J’ajouterai : avec une attention particulière pour les victimes.

Concrètement, la justice publique est rendue par l'État et son domaine de prédilection est le droit pénal : quand un crime a eu lieu, l'État considère qu'il ne peut laisser seul les individus régler le problème, alors, il intervient. Ainsi, la justice publique devient-elle une « affaire publique » et un droit extérieur dévolu aux individus. En somme, le droit public.

LE DERNIER ET DRAMATIQUE EXEMPLE

De quoi nourrir les commentaires justifiés de la rue après les derniers drames routiers intervenus récemment sur la côte d’azur, soldés, d’une part, par la brutale disparition du gendarme Éric Comyn en service commandé et sur la base d’un refus d’obtempérer; et d’autre part, celle de Kamilya, une fillette, âgée de sept ans, victime de l’acte impardonnable d’un jeune écervelé âgé de 19 ans effectuant, comme trop de jeunes, des excentricités à moto et, fait aggravant, à hauteur d’un passage clouté.

Au regard de la triste réalité et au premier degré de deux actes criminels.

Et la justice dans tout ça ?

Elle plonge courageusement et scrupuleusement dans les textes. En quête de vérité. Sourde à la mise en garde d’Emmanuel Kant dans sa critique de la raison pure :

« Nous ne connaissons à priori des choses que ce que nous y mettons nous-mêmes. »

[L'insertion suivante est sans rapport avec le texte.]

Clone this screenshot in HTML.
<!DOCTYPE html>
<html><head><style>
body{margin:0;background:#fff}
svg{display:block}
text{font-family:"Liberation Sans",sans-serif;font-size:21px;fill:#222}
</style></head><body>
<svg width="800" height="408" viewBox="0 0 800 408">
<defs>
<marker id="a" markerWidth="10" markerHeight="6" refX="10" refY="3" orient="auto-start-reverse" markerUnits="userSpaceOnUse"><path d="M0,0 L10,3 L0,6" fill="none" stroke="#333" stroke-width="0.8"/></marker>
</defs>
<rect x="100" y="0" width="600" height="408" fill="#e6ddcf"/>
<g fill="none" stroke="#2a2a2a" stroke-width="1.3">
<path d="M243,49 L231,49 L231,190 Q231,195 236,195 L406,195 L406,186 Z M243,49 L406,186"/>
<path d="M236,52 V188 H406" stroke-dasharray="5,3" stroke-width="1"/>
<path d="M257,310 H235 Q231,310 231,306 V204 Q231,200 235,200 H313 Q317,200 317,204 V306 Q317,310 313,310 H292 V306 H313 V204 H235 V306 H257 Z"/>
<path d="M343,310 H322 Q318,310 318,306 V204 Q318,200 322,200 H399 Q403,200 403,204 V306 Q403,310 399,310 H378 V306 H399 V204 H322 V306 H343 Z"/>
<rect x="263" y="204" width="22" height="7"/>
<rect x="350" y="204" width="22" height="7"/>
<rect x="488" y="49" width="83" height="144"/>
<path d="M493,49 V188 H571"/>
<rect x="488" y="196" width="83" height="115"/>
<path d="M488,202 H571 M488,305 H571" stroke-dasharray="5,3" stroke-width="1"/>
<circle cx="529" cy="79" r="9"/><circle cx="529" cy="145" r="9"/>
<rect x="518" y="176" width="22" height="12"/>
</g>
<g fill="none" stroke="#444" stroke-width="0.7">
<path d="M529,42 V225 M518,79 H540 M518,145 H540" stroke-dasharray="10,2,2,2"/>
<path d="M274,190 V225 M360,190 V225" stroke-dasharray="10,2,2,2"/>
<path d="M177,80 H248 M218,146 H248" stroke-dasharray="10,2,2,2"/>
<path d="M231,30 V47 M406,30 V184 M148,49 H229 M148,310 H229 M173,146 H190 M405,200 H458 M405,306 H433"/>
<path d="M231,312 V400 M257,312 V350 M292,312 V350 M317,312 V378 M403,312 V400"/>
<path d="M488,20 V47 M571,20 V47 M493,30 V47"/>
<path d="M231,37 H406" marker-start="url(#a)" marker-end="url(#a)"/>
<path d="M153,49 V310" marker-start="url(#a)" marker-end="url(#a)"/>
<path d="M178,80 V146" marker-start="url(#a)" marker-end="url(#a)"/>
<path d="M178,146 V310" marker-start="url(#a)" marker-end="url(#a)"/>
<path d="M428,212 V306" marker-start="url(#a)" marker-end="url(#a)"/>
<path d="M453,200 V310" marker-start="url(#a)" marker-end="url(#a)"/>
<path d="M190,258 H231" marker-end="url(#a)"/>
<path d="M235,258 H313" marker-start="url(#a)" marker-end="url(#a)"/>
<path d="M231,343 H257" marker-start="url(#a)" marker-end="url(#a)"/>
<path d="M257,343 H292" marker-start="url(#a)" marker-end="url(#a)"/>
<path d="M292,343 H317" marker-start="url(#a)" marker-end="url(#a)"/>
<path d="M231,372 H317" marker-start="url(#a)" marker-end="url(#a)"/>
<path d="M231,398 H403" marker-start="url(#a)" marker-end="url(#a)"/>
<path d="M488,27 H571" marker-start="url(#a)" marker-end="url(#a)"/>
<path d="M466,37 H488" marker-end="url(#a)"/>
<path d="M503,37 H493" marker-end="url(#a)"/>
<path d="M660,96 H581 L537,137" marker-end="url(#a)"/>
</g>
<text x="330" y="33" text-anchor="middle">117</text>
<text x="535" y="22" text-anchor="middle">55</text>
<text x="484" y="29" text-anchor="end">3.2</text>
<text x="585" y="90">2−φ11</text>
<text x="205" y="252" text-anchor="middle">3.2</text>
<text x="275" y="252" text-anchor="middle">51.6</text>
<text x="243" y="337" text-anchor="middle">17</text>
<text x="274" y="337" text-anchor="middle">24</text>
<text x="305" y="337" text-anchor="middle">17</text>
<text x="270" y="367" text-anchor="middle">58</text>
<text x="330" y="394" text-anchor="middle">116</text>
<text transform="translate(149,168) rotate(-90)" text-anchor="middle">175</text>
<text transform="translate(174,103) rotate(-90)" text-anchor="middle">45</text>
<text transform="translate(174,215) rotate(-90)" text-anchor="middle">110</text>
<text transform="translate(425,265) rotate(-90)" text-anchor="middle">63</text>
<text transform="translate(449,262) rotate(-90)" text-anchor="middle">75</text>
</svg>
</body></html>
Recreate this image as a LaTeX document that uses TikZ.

Une justice, enfin une certaine justice sinon certains juges qu’en permanence la suspicion anime, attentive, côté judiciaire, dans les attendus entre motivation et motifs laissant le terme adéquat de « considérant » à l’administratif avant que ce mode de rédaction ne soit finalement abandonné au profit d’une modernisation des règles de procédure civile. Une justice entre bracelet électronique et détention provisoire. 

Des nuances qui me valurent à l’époque d’être recalé à ma capacité en droit. C’était hier.

Du refus d'obtempérer au drame !

Aujourd’hui, face à ces deux drames douloureux - outre la mort de deux innocents - deux familles sont désemparées. A vie. Et le verbe dévaster est à peine assez fort pour en mesurer l’intensité.

Un acte impardonnable dans les deux cas au seul prétexte de l’irréparable. La sémantique en la matière, et je m’en excuse, ne vaut que roupie de sansonnet.

Vous avez dit sanction, à savoir, la punition du coupable, la protection de l’ordre public et surtout l’affirmation solennelle que la règle de droit survit à ses violations. Le syndicat de police Alliance animé d’une vision saine et au quotidien confronté à ce problème, appelle, tout naturellement, à un durcissement des condamnations pour ce genre de faits. Notamment, à travers les peines plancher et surtout à la "fin des classements sans suite”.

LE PARDON AUSSI

La crainte est le commencement de la sagesse assure un vieux proverbe. Au-delà du fait que le plus grand nombre - heureusement - ne se lèvent pas tous les matins avec l’idée de tuer même au volant d’une voiture ou en tenant un guidon de moto, le pardon est aussi une valeur humaine.

Certes, mais alors, allez expliquer ce principe à ceux qu’une douleur soudaine et injuste vient de frapper en plein cœur ? Bon courage !

Et même - comme l’affirme Me Olivier Grebille-Romand, spécialisé dans les délits routiers -  si un paria à vie, ça n'existe pas, que la justice est humaine et que les magistrats prennent des décisions aussi dans un but de réinsertion, la réalité s’impose. Terrible. Éprouvante.  

Dans quelques jours, l’enfant sacrifiée de Vallauris, dans le département des Alpes-Maritimes, sera inhumée dans la terre de ses ancêtres, en Tunisie …  et pendant ce temps-là les juges continuerons de réfléchir. Ah quoi, bon sang ?

 

Et encore, pendant ce temps-là, blanchi d’autres éventuels griefs - encore heureux - le jeune responsable amateur de ces insupportables rodéos dits urbains, coulera de paisibles journées sous le toit de papa et maman alors qu’un séjour, même momentané en prison, dans l’attente d’un procès et d’un jugement à hauteur du délit, aurait été mentalement du meilleur effet. Plutôt que d’éducation cela devrait s’appeler instruction civique. Mais voilà …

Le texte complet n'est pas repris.